Plotting code records:
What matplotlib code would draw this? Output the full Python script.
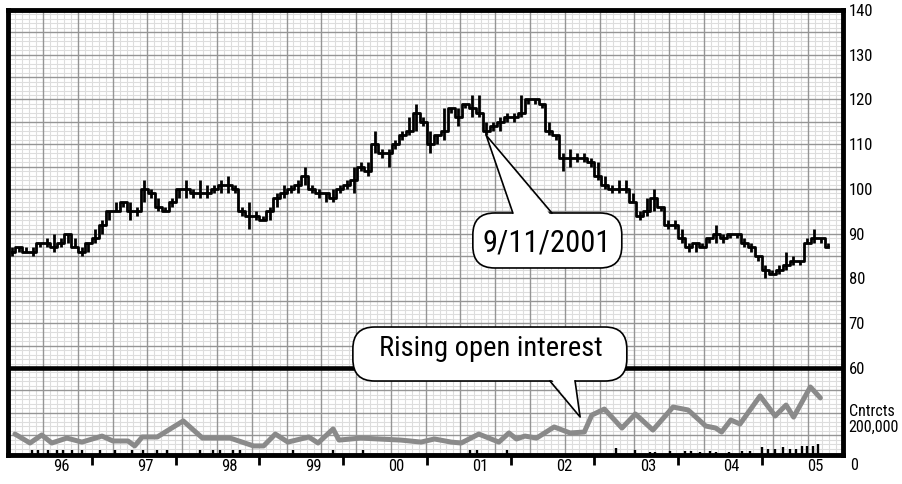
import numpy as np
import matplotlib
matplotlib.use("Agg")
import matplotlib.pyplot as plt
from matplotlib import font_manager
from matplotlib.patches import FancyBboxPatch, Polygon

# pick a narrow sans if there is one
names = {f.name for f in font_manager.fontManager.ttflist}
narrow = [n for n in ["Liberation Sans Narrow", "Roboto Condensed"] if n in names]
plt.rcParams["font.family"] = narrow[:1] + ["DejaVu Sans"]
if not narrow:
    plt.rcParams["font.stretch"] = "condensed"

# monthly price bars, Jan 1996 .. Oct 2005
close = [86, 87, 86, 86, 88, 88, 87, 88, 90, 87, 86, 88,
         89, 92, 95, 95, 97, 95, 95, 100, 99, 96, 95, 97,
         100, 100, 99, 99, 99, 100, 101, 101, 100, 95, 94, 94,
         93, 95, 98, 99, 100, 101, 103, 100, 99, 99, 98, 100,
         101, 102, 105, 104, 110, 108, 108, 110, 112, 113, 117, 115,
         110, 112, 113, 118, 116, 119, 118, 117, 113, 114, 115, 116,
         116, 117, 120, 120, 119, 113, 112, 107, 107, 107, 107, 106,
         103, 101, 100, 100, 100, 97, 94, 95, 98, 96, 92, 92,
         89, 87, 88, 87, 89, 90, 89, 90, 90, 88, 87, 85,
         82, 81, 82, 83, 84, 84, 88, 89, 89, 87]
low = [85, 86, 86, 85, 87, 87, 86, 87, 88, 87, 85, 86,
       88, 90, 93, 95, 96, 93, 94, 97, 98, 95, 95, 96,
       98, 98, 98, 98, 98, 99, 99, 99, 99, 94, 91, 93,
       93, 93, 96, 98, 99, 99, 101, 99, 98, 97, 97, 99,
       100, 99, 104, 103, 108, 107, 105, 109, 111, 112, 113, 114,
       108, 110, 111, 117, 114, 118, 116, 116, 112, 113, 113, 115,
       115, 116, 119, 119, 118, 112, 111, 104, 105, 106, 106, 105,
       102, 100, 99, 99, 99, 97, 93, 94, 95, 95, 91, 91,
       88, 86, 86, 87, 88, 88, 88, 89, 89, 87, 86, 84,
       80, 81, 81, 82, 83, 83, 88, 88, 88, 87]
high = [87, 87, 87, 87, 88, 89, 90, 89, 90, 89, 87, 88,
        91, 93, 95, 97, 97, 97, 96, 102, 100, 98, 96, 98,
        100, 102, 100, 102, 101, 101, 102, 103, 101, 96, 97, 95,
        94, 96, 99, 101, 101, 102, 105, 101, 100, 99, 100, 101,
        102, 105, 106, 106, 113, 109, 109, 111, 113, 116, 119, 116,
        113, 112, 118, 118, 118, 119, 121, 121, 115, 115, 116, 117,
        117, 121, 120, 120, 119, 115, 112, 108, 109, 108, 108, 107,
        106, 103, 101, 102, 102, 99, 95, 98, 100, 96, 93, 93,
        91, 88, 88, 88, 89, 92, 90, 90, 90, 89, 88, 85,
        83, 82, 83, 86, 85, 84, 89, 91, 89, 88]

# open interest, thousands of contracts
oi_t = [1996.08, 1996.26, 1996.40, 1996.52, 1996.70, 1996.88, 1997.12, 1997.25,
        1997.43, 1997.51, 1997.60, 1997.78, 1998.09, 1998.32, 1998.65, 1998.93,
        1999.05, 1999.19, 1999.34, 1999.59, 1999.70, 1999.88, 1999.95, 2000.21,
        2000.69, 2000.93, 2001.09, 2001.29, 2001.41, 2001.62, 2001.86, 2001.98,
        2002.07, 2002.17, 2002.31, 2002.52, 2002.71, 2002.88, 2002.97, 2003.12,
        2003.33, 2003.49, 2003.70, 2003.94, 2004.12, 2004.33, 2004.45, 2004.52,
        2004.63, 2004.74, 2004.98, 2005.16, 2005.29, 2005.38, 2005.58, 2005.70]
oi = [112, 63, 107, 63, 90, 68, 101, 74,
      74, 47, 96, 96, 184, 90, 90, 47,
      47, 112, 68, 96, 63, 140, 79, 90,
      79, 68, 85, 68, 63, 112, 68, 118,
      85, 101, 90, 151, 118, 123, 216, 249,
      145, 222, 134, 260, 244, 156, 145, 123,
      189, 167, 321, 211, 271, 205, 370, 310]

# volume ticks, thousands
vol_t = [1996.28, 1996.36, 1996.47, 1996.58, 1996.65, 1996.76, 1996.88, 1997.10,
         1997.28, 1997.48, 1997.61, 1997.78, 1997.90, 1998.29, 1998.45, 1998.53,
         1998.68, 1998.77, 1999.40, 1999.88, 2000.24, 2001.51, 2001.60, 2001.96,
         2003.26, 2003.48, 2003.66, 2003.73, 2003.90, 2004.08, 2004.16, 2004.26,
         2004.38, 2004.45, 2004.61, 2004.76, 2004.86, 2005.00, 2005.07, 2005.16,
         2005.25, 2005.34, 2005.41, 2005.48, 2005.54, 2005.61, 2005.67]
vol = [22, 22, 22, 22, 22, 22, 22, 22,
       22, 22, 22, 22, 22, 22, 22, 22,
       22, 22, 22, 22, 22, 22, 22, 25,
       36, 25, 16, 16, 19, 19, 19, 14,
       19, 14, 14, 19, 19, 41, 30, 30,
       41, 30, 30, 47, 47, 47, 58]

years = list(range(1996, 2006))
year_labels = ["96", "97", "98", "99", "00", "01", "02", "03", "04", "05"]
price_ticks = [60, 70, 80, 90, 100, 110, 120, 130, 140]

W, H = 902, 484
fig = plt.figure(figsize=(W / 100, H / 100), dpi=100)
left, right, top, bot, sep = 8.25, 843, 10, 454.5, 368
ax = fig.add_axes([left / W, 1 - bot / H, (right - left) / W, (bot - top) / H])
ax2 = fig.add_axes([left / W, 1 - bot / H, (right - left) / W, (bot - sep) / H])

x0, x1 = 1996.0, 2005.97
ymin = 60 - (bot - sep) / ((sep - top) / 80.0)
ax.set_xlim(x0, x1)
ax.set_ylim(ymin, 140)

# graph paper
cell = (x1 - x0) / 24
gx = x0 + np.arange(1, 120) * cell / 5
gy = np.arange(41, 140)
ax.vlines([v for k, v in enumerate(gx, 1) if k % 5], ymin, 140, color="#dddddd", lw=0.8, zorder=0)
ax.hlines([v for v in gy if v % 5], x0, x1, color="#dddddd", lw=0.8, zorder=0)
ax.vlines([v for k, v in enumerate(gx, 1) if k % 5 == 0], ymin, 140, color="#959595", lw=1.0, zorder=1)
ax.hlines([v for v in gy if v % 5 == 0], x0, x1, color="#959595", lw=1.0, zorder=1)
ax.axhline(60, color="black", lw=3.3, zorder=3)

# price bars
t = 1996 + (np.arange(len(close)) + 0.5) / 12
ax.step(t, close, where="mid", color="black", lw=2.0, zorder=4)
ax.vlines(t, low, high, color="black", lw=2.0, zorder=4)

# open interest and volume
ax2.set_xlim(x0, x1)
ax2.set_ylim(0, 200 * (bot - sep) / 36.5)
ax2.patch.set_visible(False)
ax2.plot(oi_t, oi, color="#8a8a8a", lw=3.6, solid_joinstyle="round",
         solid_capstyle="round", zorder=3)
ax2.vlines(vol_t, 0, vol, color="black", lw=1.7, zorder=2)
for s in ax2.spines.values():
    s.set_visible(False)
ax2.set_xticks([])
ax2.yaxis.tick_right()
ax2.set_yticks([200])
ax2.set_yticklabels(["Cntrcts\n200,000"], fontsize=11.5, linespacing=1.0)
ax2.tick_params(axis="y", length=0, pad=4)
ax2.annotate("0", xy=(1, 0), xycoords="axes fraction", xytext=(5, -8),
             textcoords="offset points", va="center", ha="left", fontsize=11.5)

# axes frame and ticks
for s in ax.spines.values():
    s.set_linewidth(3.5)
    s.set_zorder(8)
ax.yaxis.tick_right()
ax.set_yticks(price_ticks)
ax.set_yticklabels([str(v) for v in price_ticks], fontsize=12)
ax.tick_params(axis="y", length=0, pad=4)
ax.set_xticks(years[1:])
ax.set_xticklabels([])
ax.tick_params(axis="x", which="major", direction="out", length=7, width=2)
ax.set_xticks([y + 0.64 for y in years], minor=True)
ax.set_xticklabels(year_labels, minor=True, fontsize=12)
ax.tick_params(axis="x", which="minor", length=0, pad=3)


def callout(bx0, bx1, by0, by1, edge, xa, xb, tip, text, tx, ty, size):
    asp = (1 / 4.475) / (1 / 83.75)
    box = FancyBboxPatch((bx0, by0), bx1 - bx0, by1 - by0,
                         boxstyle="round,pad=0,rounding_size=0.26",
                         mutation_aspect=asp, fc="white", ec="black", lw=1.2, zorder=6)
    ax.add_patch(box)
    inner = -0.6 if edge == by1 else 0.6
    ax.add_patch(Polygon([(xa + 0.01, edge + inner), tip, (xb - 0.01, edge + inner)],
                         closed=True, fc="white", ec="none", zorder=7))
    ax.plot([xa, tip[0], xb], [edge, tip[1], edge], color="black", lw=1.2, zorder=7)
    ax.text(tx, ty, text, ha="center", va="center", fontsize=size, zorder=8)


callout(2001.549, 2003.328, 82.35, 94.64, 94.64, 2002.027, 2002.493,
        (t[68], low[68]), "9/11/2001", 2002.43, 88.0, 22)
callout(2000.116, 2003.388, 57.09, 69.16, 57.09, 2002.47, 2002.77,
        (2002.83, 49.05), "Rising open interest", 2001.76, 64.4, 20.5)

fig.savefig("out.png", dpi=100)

...

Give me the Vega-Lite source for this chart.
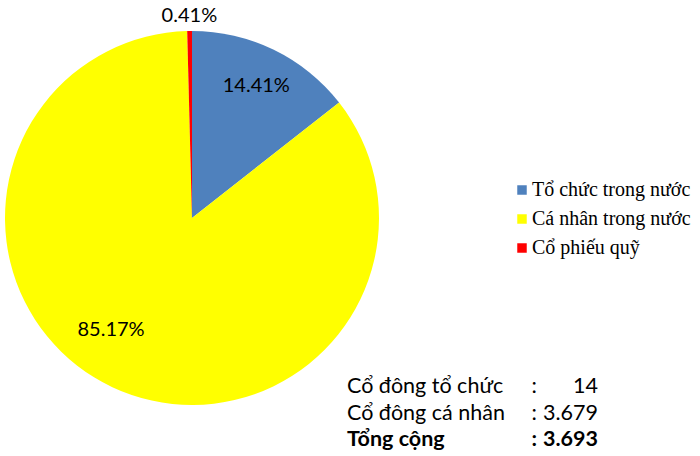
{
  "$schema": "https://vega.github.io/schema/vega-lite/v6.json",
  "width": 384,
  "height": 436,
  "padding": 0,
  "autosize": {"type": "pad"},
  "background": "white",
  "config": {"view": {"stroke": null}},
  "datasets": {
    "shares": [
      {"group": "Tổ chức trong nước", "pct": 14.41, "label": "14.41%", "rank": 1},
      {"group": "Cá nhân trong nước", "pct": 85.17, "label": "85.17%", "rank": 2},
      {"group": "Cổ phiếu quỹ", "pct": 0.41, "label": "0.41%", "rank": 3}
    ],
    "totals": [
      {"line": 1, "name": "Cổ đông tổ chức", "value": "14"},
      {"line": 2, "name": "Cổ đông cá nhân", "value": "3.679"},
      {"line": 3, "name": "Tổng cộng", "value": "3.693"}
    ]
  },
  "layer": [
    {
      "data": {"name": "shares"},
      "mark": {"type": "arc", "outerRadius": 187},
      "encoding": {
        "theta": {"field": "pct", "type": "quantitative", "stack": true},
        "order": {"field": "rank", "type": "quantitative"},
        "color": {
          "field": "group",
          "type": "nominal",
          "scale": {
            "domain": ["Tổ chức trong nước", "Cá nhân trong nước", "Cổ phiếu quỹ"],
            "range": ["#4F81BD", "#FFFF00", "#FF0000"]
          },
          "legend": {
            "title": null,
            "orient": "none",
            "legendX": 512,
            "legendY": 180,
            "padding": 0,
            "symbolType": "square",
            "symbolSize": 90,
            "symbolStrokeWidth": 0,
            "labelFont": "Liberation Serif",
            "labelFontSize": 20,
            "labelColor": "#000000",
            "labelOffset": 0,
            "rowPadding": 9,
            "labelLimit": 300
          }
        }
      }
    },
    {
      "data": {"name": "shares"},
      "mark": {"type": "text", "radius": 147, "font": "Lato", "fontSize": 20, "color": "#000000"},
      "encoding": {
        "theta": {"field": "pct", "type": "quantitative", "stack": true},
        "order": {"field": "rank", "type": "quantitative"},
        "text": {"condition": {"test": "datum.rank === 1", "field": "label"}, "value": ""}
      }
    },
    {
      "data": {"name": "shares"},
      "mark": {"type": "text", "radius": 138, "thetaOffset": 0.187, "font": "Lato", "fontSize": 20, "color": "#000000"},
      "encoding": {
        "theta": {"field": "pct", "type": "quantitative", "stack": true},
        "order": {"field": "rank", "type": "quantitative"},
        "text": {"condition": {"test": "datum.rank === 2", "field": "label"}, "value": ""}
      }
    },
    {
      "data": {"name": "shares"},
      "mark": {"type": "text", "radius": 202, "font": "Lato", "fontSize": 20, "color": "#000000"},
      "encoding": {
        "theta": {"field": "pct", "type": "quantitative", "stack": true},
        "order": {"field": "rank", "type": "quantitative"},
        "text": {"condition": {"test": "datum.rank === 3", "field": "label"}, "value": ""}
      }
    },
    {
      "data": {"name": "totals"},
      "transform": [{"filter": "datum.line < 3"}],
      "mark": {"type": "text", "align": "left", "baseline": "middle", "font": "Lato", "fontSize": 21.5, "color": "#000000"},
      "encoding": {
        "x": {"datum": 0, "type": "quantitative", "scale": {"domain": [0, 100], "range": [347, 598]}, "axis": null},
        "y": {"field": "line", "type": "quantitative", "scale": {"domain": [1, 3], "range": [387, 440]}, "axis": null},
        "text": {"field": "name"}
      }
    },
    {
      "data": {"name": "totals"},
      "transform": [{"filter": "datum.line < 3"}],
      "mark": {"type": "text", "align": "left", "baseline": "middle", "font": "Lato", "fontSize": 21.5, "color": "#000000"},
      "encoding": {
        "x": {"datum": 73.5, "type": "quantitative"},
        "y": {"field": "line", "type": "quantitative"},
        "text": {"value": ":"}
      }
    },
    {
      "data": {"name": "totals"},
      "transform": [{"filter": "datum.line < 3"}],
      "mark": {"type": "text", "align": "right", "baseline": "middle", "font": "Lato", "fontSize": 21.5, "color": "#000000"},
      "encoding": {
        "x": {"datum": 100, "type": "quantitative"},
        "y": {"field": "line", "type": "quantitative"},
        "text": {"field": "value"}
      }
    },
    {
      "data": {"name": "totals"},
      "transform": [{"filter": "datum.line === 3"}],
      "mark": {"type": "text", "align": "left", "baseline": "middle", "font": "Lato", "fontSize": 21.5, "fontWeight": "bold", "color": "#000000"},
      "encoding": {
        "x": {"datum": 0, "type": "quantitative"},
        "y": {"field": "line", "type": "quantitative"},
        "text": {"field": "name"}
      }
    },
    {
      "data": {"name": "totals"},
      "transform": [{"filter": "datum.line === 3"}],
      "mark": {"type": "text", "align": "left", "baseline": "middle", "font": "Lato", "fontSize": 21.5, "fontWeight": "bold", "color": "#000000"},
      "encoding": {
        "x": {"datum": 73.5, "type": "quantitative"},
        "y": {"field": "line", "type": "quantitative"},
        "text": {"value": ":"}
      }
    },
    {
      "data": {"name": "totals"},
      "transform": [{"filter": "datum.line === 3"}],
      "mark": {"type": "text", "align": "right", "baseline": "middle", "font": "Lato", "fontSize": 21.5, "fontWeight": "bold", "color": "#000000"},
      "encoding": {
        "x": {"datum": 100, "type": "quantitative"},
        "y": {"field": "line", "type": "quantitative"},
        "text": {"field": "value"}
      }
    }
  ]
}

Prompt →
Report the number of lines holding the string "this", without any other words.

Written response →
2